Ramos alleged in his habeas application he was offered "time served" for a guilty plea on his misdemeanor charge of driving while intoxicated, and he accepted that deal. This is consistent with the record, which shows Ramos was sentenced to time served, and the trial court's findings of fact and conclusions of law, which provide "[Ramos's] sentence was satisfied as time served." Although Ramos remains confined, the record shows he is not confined or restrained as a result of a misdemeanor charge or conviction. Instead, his confinement results from the revocation of his parole with respect to his conviction for felony aggravated sexual assault of a child, which occurred two years before his guilty plea on his misdemeanor DWI conviction. Ramos does not identify any other proof he is confined, restrained, or subject to collateral legal consequences because of his misdemeanor DWI conviction. See Tex. Code Crim. Proc. arts. 11.21 & 11.22; Tatum, 846 S.W.2d at 327; Collazo, 264 S.W.3d at 126; Brumley, 2018 WL 2054625, at *1.

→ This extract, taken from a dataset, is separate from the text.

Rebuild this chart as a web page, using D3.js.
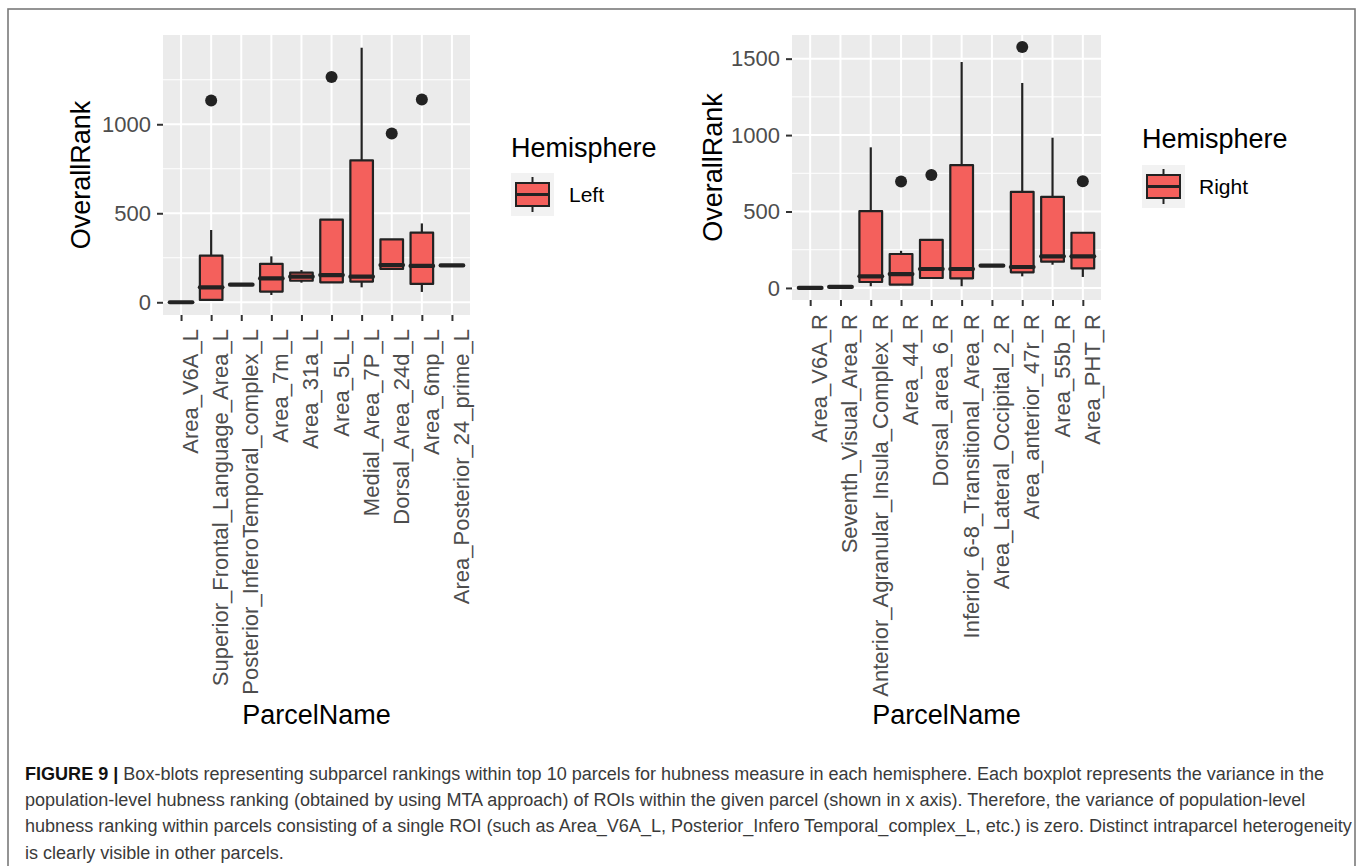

Because Ramos has failed to carry his burden of showing how he is confined, restrained, or subject to collateral legal consequences, the trial court did not have jurisdiction to consider his habeas application. See Cathcart, 13 S.W.3d at 417; Ex parte Huerta, 582 S.W.3d 407, 413 (Tex. App.-Amarillo 2018, pet. ref'd) (vacating trial court's order and dismissing appeal for want of jurisdiction where release from Lubbock County confinement rendered appeal of trial court's order moot); Ex Parte Galvan-Herrera, No. 13-11-00380-CR, 2012 WL 1484097, at *7 (Tex. App.- Corpus Christi-Edinburg Apr. 26, 2012, pet. ref'd) (mem. op., not designated for publication) (vacating and dismissing for lack of jurisdiction). Without jurisdiction, the trial court improperly considered Ramos's habeas application and denied it. The majority opinion, however, implicitly finds the trial court had jurisdiction to consider Ramos's application and ignores the burden Ramos must carry to show he is confined, restrained, or subject to collateral legal consequences as a result of his misdemeanor DWI conviction. To the extent the majority reasons the State has not raised these jurisdictional concerns, we are "obligated to review issues affecting jurisdiction." See Collazo, 264 S.W.3d at 126, n.2.
Conclusion
Because Ramos failed to meet his burden and show how he is confined, restrained, or otherwise subject to collateral legal consequences, he failed to invoke the trial court's jurisdiction to consider his 11.09 habeas application. I would therefore vacate the trial court's April 9, 2021 order denying habeas relief and dismiss Ramos's misdemeanor habeas application for lack of jurisdiction.